Research collage and idea sketches
Andrew Hinderaker’s new play Suicide, Incorporated follows a man who takes a job at a firm that specializes in writing suicide notes for clients planning to end their lives.  It is a story with characters who feel real, even though the plot veers into figurative, sometimes absurd, territory.  The challenge of the design is create an environment that supports the reality of characters and helps the audience to believe the situation, while also supporting the path that the play takes away from reality.  The design also needed to support director Jonathan Berry’s assertion that the action never stop, that the central character is struggling to stay on top of life that is moving quickly out of his control.  Dan Stratton’s set developed from research of sparse office spaces and apartments into a set of whitewashed plaster walls that could be either location with the swift re-arrangement of furniture during transitions driven by the central character.  The lighting supports this by creating a distinct color-temperature difference: the office, anchored in hot articifical downlight; and the apartment, where cool backlight elicited the feeling of moonlight throught the dark aparment.  But when the central character collapses into memory conversations with a deceased brother, shifting to a strong back diagonal tinted blue subtly supports a stray from reality.  A final moment in the play revealed the set in an unexpected way, washing the black back wall with white light and silhouetting the walls and the remembered  brother.

New Work at The Gift

Posted June 15th, 2010 in News by sarah

Suicide, Inc. opens Thursday at the Gift Theatre at 4802 N. Milwaukee.

Press opening was last night, and we are Jeff Recommended!

Also, Chris Jones has some nice things to say.
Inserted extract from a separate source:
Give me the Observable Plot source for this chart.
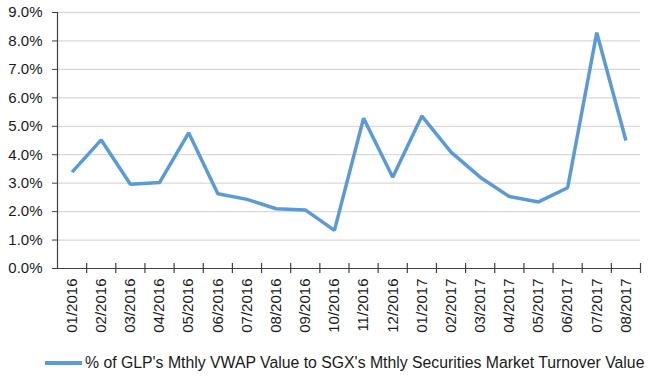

Congratulations to director Jonathan Berry and a room full of incredible designers: Emily McConnell on costumes, Dan Stratton on set, Matthew Chapman on sound.  Many loud and repetitive thank-yous to Columbia lighting design student Emily Barbian for assisting on lighting design.

Photos soon!

Wilson gets a nomination (or six!)

Posted May 18th, 2010 in News by sarah

Congratulations to the House Theatre’s Wilson Wants It All for garnering count-em-up SIX non-Equity Jeff nominations:

Director – Michael Rohd
New Work – Michael Rohd and Phillip C. Klapperich
Original Incidental Music – Kevin O’Donnell
Sound Design – Michael Griggs
Artistic Specialization (Video Design) – Lucas Merino
AND
Play – WILSON WANTS IT ALL (!)

Books on Stage

Posted May 2nd, 2010 in News by sarah

Now that Lifeline Theatre has officially announced their 2010-2011 season, I can officially get excited about Wuthering Heights!  I have always had a love/hate relationship with the tale of the most onerous hero and heroine in all of English literature.  Its such a desperate and depressing story of the pain of passion, and yet I have managed to read the book a few times and I have seen every television adaptation possible.  I guess that’s why it is a “classic.”

I will also be back at Lifeline Kidseries, designing lights for Arnie the Doughnut, an adaptation of a popular children’s book…with music, of course.  And I love doughnuts.

Girls vs. Boys

Posted April 22nd, 2010 in Portfolio by sarah

Book and lyrics by Nathan Allen, Jake Minton, and Chris Mathews
Music by Kevin O’Donnell with Nathan Allen
The House Theatre of Chicago (Chopin Theatre)
April 2010
Directed by Nathan Allen
Set design by Collette Pollard
Costume design by Ana Kuzmanic
Sound design by Brett Masteller

Production photos


Research and renderings


Girls vs. Boys
started as a workshop at Northwestern University, where director and co-writer Nathan Allen led a class of undergraduates in exploring friendship, love, sex, and the joy and pain of experiencing them all as a young person.  Through a fully realized workshop production with the American Musical Theatre Project and further development by the House company, the story that emerged followed six young people through a night of love and heartbreak, employing a few metaphors to tell the story (guns, rose petals, and glitter) but none so solidly as rock and roll music.
As rock music became the central means to express the amplified emotions of teenage years, the set developed as a venue for that concert.  Collette Pollard used aluminum truss to stake out the space, elevated the band as a backdrop for the action, and created a stage and runways that surrounded a standing-room-only audience.  The lighting design idea was inspired by images of rock concerts, especially the saturated colors washing over a guitarist entranced in an epic solo, and the beams of light piercing through haze.  The light plot was developed with two main ideas:  a surround of white light coming from the truss, and down light in shifting colors.  The two joined in changing, sometimes pulsing combinations to complete the rock n roll aesthetic.